Eliot Spitzer, an ex-governor, and Anthony D. Weiner, an ex-congressman, were first run out of office a cycle or two ago because they couldn't keep their pants on. They had no idea of how to make a living except on a public payroll, so they plotted comebacks. Voters are often forgiving, eager to grant second chances. Mr. Weiner, his fly zipped tight, returned to lead in the early public-opinion polls in the Democratic mayoral primary. But further revelations of naughtiness brought him low, and he won only 5 percent of the vote on Tuesday. He left the arena with a middle-finger salute to the 95 percent on election night. Eliot Spitzer almost survived his reputation as a boulevardier of the bordellos, but still fell short of a runoff by 4 percentage points.

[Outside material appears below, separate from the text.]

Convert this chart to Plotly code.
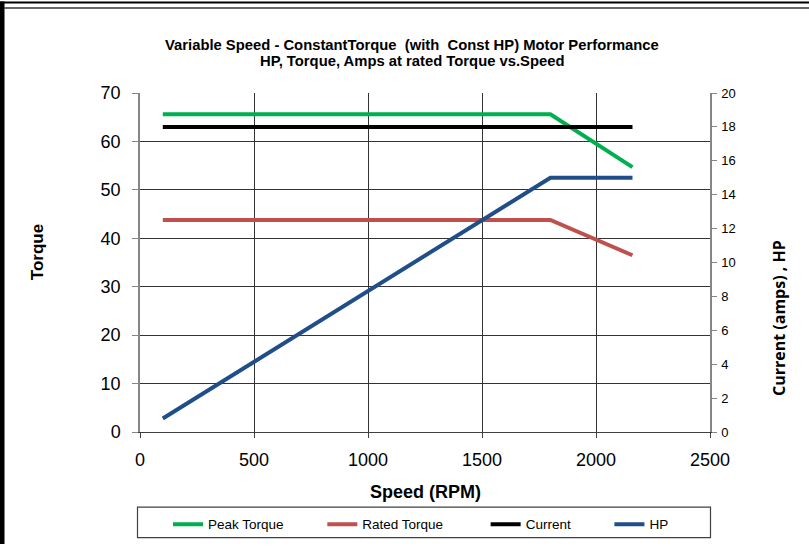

The common sense alive in the Big Apple prospered in the West, too. Colorado voters punished the Democratic lawmakers who most enthusiastically exploited mass shootings to inflict damage on the Second Amendment. They gave state Senate President John Morse and state Sen. Angela Giron pink slips and showed them the door. It was the first time in Colorado history that a state senator, let alone two, was recalled.
Democrats assume they can win popularity points by enacting strict gun-control laws in the emotional wake of tragedy. They learned otherwise when the Colorado ban on ordinary-capacity rifle magazines drove Colorado companies such as Magpul, a large manufacturer of rifle accessories, to a friendlier state, taking hundreds of jobs with them.
Citizens who never showed much interest in politics felt compelled to do something about it. A 29-year-old plumber led the effort to gather signatures to put the two tragedy exploiters up for a recall, and it became a national referendum on gun rights. Democrats held every advantage. The relevant state Senate districts, in Colorado Springs and Pueblo, gave President Obama more than 60 percent of their votes a year ago. New York City Mayor Michael R. Bloomberg donated $350,000 to fight the recall, and billionaire Eli Broad contributed $250,000. The national Democratic Party dispatched experienced help from Washington. Bill Clinton made robo-calls. By Election Day, the gun-control advocates had spent seven times more than supporters of the recall effort. It wasn't enough.
Americans demonstrated once before, in 1994, that taking guns away from the law-abiding is not a winning issue. Democrats took a pasting in the November congressional elections that year in response to Mr. Clinton's "assault weapons" ban. But Democratic strategists promised that this time would be different. Shifting demographics, they said, would give gun controllers a safe haven in the Rocky Mountains. Gov. John Hickenlooper pushed the gun-ban legislation. Now, in the wake of a new election night, he wants to change the subject. "It's now time we refocus again on what unites Coloradans," he says, invoking the usual mantra of chastened pols: "Creating jobs, educating our children, creating a healthier state — and on finding ways to keep Colorado moving forward." It's no doubt a coincidence, but he's up for re-election next year.
Debbie Wasserman Schultz, the chairman of the Democratic National Committee, blames "voter suppression, pure and simple" for the Colorado vote. She missed the authentic message to the politicians: "Keep your pants on, and keep your hands off our guns."